In the listing below, count each line containing "this" and answer with the count only.

▶ [Recorded information]:
• • • • •

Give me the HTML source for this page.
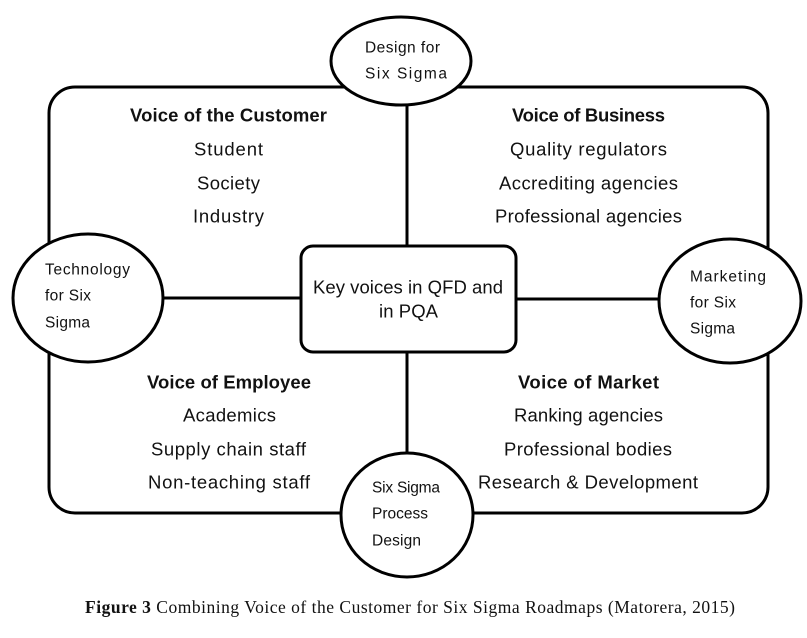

• • • • •

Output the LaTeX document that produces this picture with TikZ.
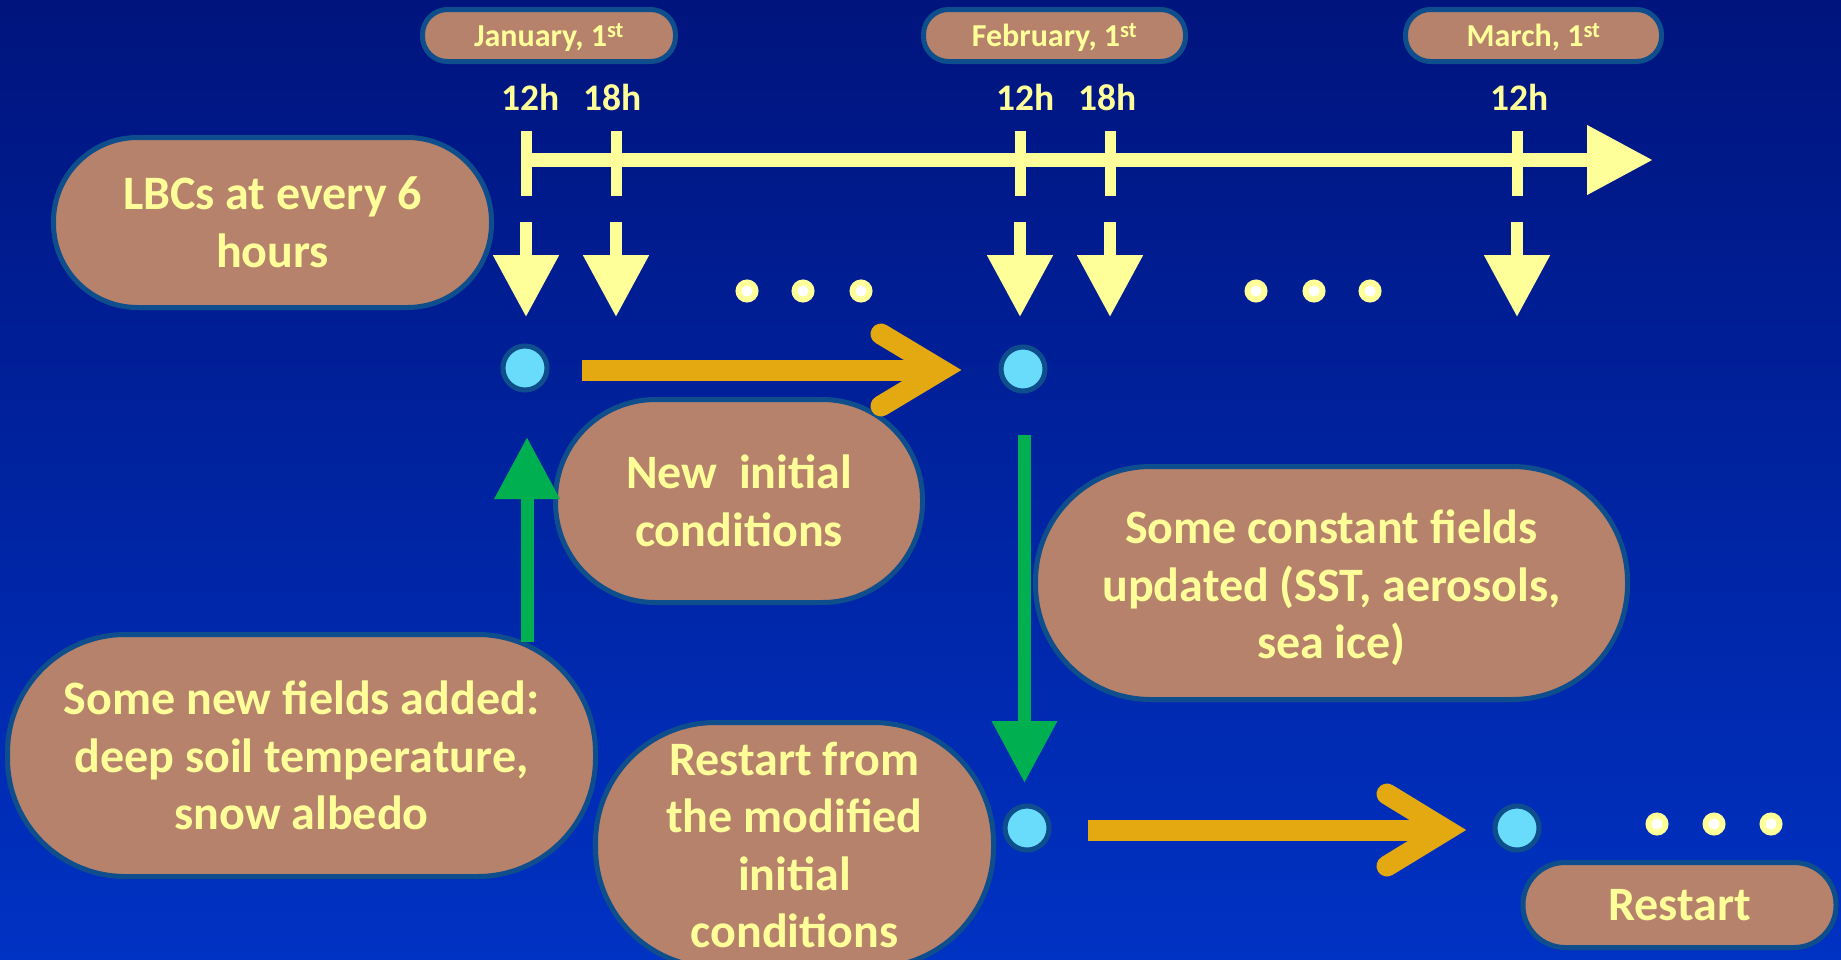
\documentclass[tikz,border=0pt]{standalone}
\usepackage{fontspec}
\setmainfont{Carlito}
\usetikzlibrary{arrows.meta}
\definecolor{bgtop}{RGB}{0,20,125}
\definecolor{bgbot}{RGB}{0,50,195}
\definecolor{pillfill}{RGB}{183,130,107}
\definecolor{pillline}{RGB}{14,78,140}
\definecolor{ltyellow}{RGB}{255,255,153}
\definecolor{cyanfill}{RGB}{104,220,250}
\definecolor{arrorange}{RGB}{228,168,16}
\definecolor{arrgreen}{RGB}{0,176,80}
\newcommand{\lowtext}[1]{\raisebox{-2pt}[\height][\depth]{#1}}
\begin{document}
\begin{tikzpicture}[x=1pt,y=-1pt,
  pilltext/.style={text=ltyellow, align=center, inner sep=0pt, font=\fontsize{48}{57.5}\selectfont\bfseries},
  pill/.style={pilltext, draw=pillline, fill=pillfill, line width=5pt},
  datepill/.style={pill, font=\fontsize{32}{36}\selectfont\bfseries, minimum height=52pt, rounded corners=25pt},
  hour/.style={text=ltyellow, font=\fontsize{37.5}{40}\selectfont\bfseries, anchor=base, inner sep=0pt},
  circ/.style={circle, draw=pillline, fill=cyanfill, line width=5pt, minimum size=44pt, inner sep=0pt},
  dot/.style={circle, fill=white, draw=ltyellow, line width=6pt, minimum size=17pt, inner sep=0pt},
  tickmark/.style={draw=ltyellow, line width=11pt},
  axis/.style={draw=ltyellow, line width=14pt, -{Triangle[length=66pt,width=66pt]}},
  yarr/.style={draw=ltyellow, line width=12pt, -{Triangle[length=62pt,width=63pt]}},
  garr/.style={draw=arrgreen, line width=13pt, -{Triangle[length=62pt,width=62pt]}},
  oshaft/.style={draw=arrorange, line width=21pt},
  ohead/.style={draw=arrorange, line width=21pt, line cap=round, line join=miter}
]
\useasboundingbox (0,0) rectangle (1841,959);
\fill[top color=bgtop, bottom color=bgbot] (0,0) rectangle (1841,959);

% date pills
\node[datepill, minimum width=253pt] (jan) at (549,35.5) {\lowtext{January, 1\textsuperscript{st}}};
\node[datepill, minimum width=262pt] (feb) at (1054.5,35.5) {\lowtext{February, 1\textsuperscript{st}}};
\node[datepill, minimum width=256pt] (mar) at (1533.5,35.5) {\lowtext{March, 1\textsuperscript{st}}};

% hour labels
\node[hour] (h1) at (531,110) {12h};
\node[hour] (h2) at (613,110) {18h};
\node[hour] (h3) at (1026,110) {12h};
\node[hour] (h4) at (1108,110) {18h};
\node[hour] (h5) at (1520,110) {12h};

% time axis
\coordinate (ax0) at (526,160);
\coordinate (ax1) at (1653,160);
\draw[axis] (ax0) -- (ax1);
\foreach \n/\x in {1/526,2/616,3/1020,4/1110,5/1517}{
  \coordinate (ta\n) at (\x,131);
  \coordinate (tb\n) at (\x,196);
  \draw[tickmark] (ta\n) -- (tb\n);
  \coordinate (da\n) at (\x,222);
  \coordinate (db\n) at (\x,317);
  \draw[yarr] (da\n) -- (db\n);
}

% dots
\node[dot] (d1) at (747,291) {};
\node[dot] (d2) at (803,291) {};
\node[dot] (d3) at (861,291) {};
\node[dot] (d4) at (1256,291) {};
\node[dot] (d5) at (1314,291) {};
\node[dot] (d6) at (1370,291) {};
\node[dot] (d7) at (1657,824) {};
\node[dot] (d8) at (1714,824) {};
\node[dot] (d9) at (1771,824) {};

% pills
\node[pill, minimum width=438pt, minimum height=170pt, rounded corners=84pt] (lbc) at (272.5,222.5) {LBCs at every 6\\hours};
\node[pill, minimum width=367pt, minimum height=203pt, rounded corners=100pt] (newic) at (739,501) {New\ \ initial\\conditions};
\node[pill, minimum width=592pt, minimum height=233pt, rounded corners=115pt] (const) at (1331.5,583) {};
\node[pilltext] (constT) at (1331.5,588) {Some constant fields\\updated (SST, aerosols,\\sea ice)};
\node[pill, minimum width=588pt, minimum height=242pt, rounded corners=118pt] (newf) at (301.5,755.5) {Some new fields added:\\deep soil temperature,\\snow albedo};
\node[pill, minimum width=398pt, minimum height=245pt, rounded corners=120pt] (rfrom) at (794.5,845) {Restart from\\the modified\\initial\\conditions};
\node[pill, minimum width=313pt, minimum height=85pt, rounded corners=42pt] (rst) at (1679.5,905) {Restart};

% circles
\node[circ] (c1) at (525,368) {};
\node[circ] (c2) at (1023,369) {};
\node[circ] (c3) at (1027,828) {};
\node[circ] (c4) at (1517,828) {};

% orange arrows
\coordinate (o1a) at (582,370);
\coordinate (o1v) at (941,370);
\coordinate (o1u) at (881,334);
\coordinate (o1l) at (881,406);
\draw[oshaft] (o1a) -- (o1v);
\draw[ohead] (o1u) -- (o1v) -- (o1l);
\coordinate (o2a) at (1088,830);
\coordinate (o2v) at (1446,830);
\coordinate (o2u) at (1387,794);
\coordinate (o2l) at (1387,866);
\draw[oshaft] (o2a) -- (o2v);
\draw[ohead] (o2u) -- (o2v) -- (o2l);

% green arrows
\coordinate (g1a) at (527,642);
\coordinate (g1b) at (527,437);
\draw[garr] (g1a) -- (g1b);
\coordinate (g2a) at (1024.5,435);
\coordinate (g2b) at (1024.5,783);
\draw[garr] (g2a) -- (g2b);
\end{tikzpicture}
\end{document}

• • • • •

▶ [Exercise result]:
2